Все снова уселись за столик, взяли чашечки.

— Да, — задумчиво сказал Маркс, делая глоток, — следует со всей прямотой признать полный провал нашей миссии.

— А вежливости-то, вежливости-то сколько было потрачено! — вздохнул Энгельс.

— Ну, с твоей стороны особых затрат, кажется, не было, — улыбнулся Вейдемейер.

— Вот именно «кажется»! — подхватил Маркс. — Ты плохо знаешь Фридриха, и тебе трудно понять, сколько усилий стоило ему говорить с ними по-человечески.

— Иосиф, — вдруг переменил тему разговора Энгельс, — мне показалось, что скоро ты станешь счастливым отцом. Или я ошибаюсь?

— Нет, ты не ошибаешься.

— Ты подумай, Карл, что творится на белом свете! Кругом восстания, революции, Европа горит, а наши друзья обзаводятся потомством: ждет ребенка Даниельс, ждет Иосиф… Да ведь и ты тоже!

— Мне это нравится, — засмеялся Маркс. — Значит, коммунисты уверены в будущем.

— Молодцы! — Энгельс вскинул вверх чашечку, словно она была с вином.

— Как решили назвать? — спросил Маркс.

— Если мальчик, — счастливо улыбнулся Вейдемейер, — Отто, в честь шурина.

— Но он же насквозь пропитан мелкобуржуазно-утопической чепухой, и работать тебе с ним в газете трудно. — Энгельс поставил чашечку с легким стуком на стол. — В честь такого человека?

— Что делать! Жена настаивает, она любит брата.

— Конечно, с этим нельзя не считаться, — сказал Маркс. — Ну а если девочка?

— Тогда Лаура.

Маркс насторожился:

— А это в честь кого?

— У тебя есть Лаура, пусть будет и у меня.

— Ах, вот оно что! — Маркс сокрушенно покачал головой. — Так, может быть, всем членам Союза коммунистов следует называть своих дочерей Лаурами? А? Неплохо, правда? Встречает один член Союза другого и уж наверняка знает, что его дочь зовут Лаура. Какое удобство!

— Хотя нельзя не заметить, — вставил Энгельс, — что красочность мира от таких коммунистических действий несколько поблекла бы.

— Между прочим, дорогой Иосиф, — Маркс тоже допил кофе и поставил чашку на стол, — она блекнет уже и от того, что ты в своих статьях, которые я читал в вашей газете, слишком старательно следуешь моим стилистическим образцам. Ты об этом не думал?

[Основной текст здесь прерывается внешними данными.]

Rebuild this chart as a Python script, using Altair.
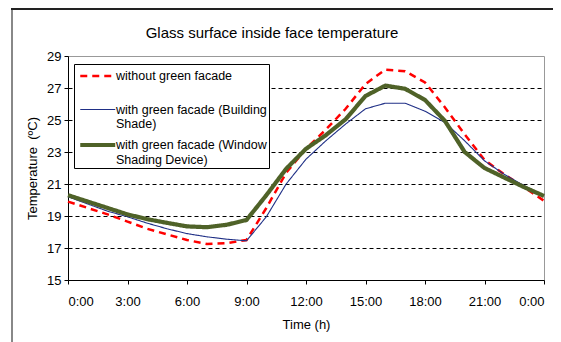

— Но если это отличные образцы!

— Об имени Лаура можно сказать даже больше: оно прекрасно! Но все-таки я бы не хотел, чтобы и у тебя, и у Даниельса, и у Энгельса…

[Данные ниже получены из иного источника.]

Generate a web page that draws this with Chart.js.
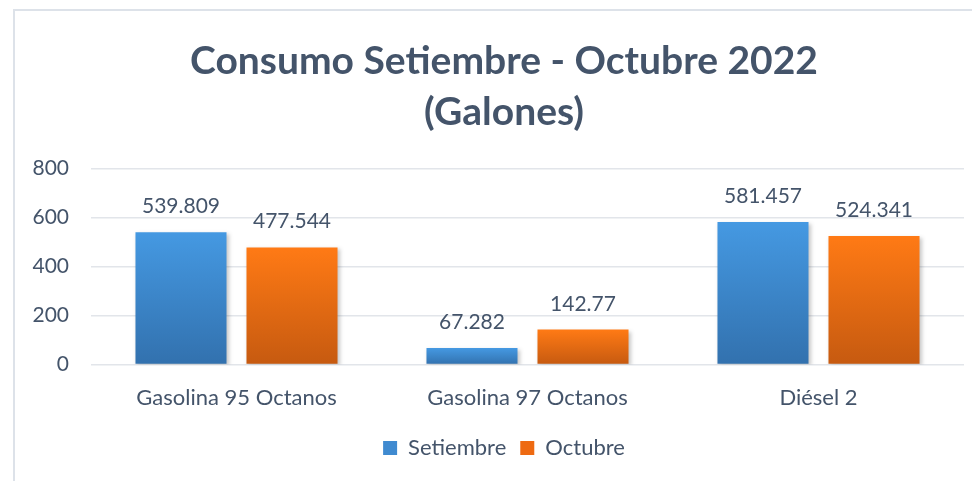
<!DOCTYPE html>
<html>
<head>
<meta charset="utf-8">
<script src="https://cdn.jsdelivr.net/npm/chart.js@4"></script>
<style>
  html, body { margin: 0; padding: 0; background: #fff; overflow: hidden; }
  #frame {
    position: absolute; left: 13px; top: 9px;
    width: 990px; height: 480px;
    border-left: 2px solid #DDE2E9; border-top: 2px solid #DDE2E9;
  }
</style>
</head>
<body>
<div id="frame"><canvas id="consumoChart" width="978" height="470"></canvas></div>
<script>
const categories = ["Gasolina 95 Octanos", "Gasolina 97 Octanos", "Diésel 2"];
const setiembre = [539.809, 67.282, 581.457];
const octubre = [477.544, 142.77, 524.341];
const yTicks = [0, 200, 400, 600, 800];

const textColor = "#44546A";
const fontName = "Lato";

// vertical gradient for each bar, from its top down to the base
function barGradient(top, bottom) {
    return function (context) {
        const chart = context.chart;
        if (!chart.chartArea || context.type !== "data") return top;
        const y = chart.scales.y;
        const y0 = y.getPixelForValue(context.raw);
        const y1 = y.getPixelForValue(0);
        const g = chart.ctx.createLinearGradient(0, y0, 0, y1);
        g.addColorStop(0, top);
        g.addColorStop(1, bottom);
        return g;
    };
}

const valueLabels = {
    id: "valueLabels",
    beforeDatasetsDraw(chart) {
        const ctx = chart.ctx;
        ctx.save();
        ctx.shadowColor = "rgba(0,0,0,0.22)";
        ctx.shadowBlur = 4;
        ctx.shadowOffsetX = 2;
        ctx.shadowOffsetY = 2;
    },
    afterDatasetsDraw(chart) {
        const ctx = chart.ctx;
        ctx.restore();
        ctx.save();
        ctx.font = "21px " + fontName;
        ctx.fillStyle = textColor;
        ctx.textAlign = "center";
        ctx.textBaseline = "alphabetic";
        chart.data.datasets.forEach(function (ds, i) {
            chart.getDatasetMeta(i).data.forEach(function (bar, j) {
                ctx.fillText(String(ds.data[j]), bar.x, bar.y - 19);
            });
        });
        ctx.restore();
    }
};

new Chart(document.getElementById("consumoChart").getContext("2d"), {
    type: "bar",
    data: {
        labels: categories,
        datasets: [
            {
                label: "Setiembre",
                data: setiembre,
                backgroundColor: barGradient("#4599E2", "#3271AE"),
                legendColor: "#3F8AD0"
            },
            {
                label: "Octubre",
                data: octubre,
                backgroundColor: barGradient("#FF7A15", "#C65A10"),
                legendColor: "#EE6A12"
            }
        ]
    },
    plugins: [valueLabels],
    options: {
        responsive: false,
        animation: false,
        layout: { padding: { left: 0, right: 0, top: 0, bottom: 12 } },
        datasets: {
            bar: { barPercentage: 0.82, categoryPercentage: 0.763 }
        },
        scales: {
            x: {
                grid: { display: false },
                border: { display: false },
                ticks: { color: textColor, font: { family: fontName, size: 22 }, padding: 12 }
            },
            y: {
                min: 0,
                max: 800,
                afterBuildTicks: function (scale) {
                    scale.ticks = yTicks.map(v => ({ value: v }));
                },
                afterFit: function (scale) { scale.width = 76; },
                grid: { color: "#E2E5EA", lineWidth: 1.5, drawTicks: false },
                border: { display: false },
                ticks: { color: textColor, font: { family: fontName, size: 21 }, padding: 22 }
            },
            // empty right axis, only keeps the plot off the right edge
            spacer: {
                type: "linear",
                position: "right",
                afterFit: function (scale) { scale.width = 29; },
                grid: { display: false },
                border: { display: false },
                ticks: { display: false }
            }
        },
        plugins: {
            title: {
                display: true,
                text: ["Consumo Setiembre - Octubre 2022", "(Galones)"],
                color: textColor,
                font: { family: fontName, size: 39, weight: "bold", lineHeight: 1.3 },
                padding: { top: 25, bottom: 31 }
            },
            legend: {
                position: "bottom",
                labels: {
                    color: textColor,
                    font: { family: fontName, size: 22 },
                    boxWidth: 14,
                    boxHeight: 14,
                    padding: 14,
                    generateLabels: function (chart) {
                        return chart.data.datasets.map((ds, i) => ({
                            text: ds.label,
                            fillStyle: ds.legendColor,
                            strokeStyle: ds.legendColor,
                            lineWidth: 0,
                            fontColor: textColor,
                            datasetIndex: i
                        }));
                    }
                }
            },
            tooltip: { enabled: false }
        }
    }
});
</script>
</body>
</html>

— Ты, вероятно, прав, — сказал Вейдемейер. — Но не думай, что я делаю это сознательно, просто так получается, из-под влияния твоего стиля выйти не так просто.

— И все-таки постарайся. Надо иметь свое лицо. Без этого нет писателя. Ну а с дочерью поступай, пожалуй, как хочешь, только не вздумай никому говорить, что назвал ее в честь моей дочери. Право, смешно.

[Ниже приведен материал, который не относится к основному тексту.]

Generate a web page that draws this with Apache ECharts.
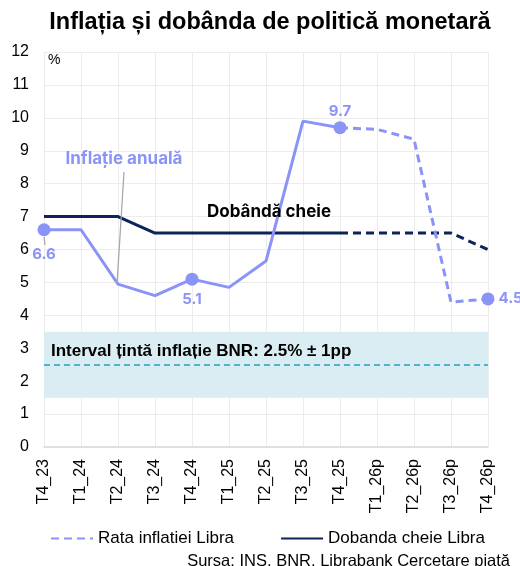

Все встали из-за стола. Вошла снова Луиза и сказала, что минут через сорок будет обед.

— Итак, завтра едем дальше, в Карлсруэ, Фридрих.

— Да, — отозвался Энгельс. — И единственная благая весть, которую мы увозим из Франкфурта, это весть о том, что еще один член Союза коммунистов скоро станет папой.

— Это, конечно, немало, но хотелось бы большего.

У всех были дела, и время, оставшееся до обеда, каждый использовал по-своему. После обеда было, однако, решено не ждать до завтра, а ехать немедленно. Время и события торопили.

ГЛАВА ВОСЬМАЯ

Карлсруэ, столица Бадена, находится километрах в ста тридцати к югу от Франкфурта-на-Майне. Расстояние невелико, но Маркс и Энгельс преодолевали его по частям, знакомясь в городах, через которые проезжали, с обстановкой. В Мангейме и Людвигсхафене они встретились с местными руководителями восстания. Картина, представившаяся им, была пестрой и в целом неутешительной. Всюду царили веселье, беспечность, бездеятельность. Двери трактиров почти не закрывались. Там много пили, много смеялись, много болтали о готовности умереть за конституцию, но почти ничего не делалось для укрепления обороны городов, для обучения новобранцев, для охраны железных дорог и других важных военных объектов.

Что касается руководителей восстания, которым Маркс и Энгельс стремились внушить мысль о необходимости военного похода на Франкфурт, то они ясно дали понять, что без призыва франкфуртского Национального собрания поход невозможен. А такой призыв, как это стало очевидно из встречи с депутатами, тоже невозможен. Получался заколдованный круг. Но друзья не теряли надежды разорвать его в столице Бадена.